Update 12:44 p.m 1/29 – Let me clarify what this post is about because it’s clear after talking to several people, including Attorney Gaertner , that I didn’t write it properly to get the message across. The point is not that the actions of a police officer were reviewed — of course they should be — or that it took 5 months for the county attorney’s office to issue a clean bill of health. The posting should not have said it took the county attorney’s office five months. It should only have noted that the final disposition came five months after the incident. For the record, the case wasn’t turned over for review by her office until last week. The post is about how the story was framed at the media end, and the elevation of the possibility of charges at the media’s — that’s us — end. The reason I put the entire news release online is so readers could see that the county attorney’s office affirmed heroic actions, which goes — at least by my editorial sensibilities — beyond phrases like “acted properly” and even “justified.” I regret not being more clear in the original post.

I was going to read this story on my Current “newscast” today (). And then I read it to myself first:

Authorities say a Maplewood Police Officer was justified in using deadly force when she fatally shot the man who killed North St. Paul Officer Richard Crittenden in September.

The Ramsey County Attorney’s Office released the findings of its review Wednesday, saying Officer Julie Nelson won’t face charges.
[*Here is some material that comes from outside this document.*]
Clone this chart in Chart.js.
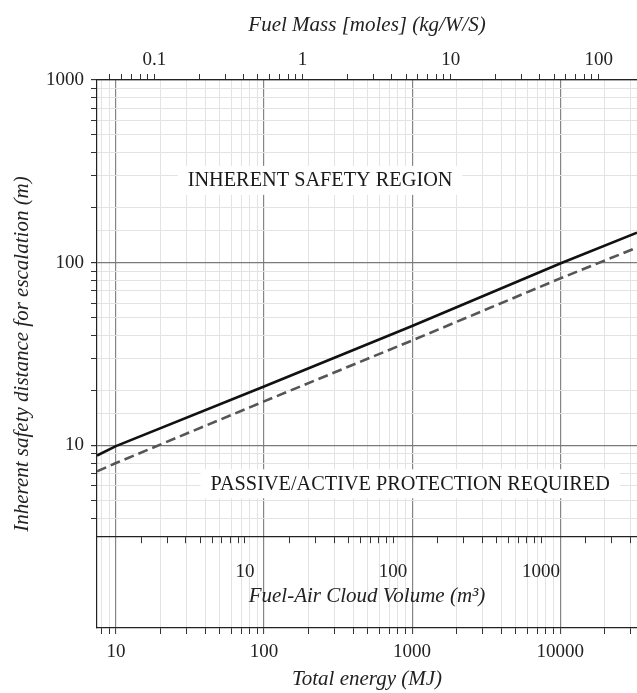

What’s the problem? To me, raising the possibility of charges against Officer Julie Nelson cheapens her actions on the awful day that Officer Crittenden died trying to protect a woman and her child from an abusive man.

It took the Ramsey County Attorney months to determine that she will not be charged with anything. Most of the media reports also led with the angle that the shooting was justified… and Officer Nelson won’t be charged with anything.

Here’s Attorney Susan Gaertner’s full press release today. See if you can find another headline for the story:

The Ramsey County Attorney’s Office has determined that Maplewood Police Officer Julie Olson was justified in using deadly force against a man who assaulted her and killed North St. Paul Police Officer Richard Crittenden in a September 7, 2009, incident at a North St. Paul apartment.

Prosecutors reviewed reports from a Minnesota Bureau of Criminal Apprehension (BCA) investigation of the incident and determined there is no probable cause to consider charges against Olson in the fatal shooting of 34-year-old Devon Dockery.

It is standard practice for the County Attorney’s Office to review fatal shootings in Ramsey County involving law enforcement officers.

“I am convinced based on my office’s review of this tragic and violent incident that both Officer Ron Crittenden and Officer Julie Olson not only acted properly, but acted heroically,” County Attorney Susan Gaertner said.

“Officer Crittenden was killed while trying to protect Olson and two women who had called police for help. Officer Olson placed her life in grave danger while defending Officer Crittenden, the two women and herself,” Gaertner said.

According to the BCA investigative reports: Officers Crittenden and Olson were dispatched to an apartment building at 2253 Skillman Ave. E. shortly after 8 a.m. on September 7, 2009. They were responding to a 911 call from Stacy Terry, Dockery’s estranged wife, who feared that Dockery was in her apartment in violation of a court Order for Protection.

Terry told the officers that Dockery was at her apartment building on September 6, 2009, and told her that he had a gun. After that conversation, Terry told police, she and her teenage daughter left the apartment building and not did return until the morning of September, 7, 2009.

When they arrived that morning at 2253 Skillman Ave. E, Officers Crittenden and Olson entered the building and first searched for Dockery in a vacant apartment near Terry’s apartment.

The officers then went to Terry’s apartment along with Terry and her daughter. When the officers and women entered the apartment, Dockery advanced toward them and threw a flaming rag that landed on Crittenden’s head.

Crittenden pushed the women away from Dockery, then wrestled with him. At some point, Dockery disengaged from Crittenden and physically accosted Olson. Crittenden then tried to get Dockery away from Olson. During their second struggle, Dockery got control of Crittenden’s handgun and fatally shot him in the head at point blank range.

Dockery then pointed the gun at Olson, and they exchanged gunfire from opposite ends of a short couch.

Olson was wounded when a shot fired by Dockery hit her utility belt and fragmented, sending pieces of metal into the officer’s right arm. Olson then retreated into a hallway outside the apartment to reload her weapon from a better position of cover.

Olson and Maplewood Police Officer Lonn Bakke, who also was responding to the 911 call, then reentered the apartment and found Dockery fatally wounded and lying near the couch next to Crittenden.

The BCA investigation determined that the entire violent incident, in which multiple shots were fired by Dockery and Olson, occurred within a matter of seconds.

Gaertner’s review of what happened reads almost exactly the way the BCA said it happened when it released details of the incident in North St. Paul almost five months ago.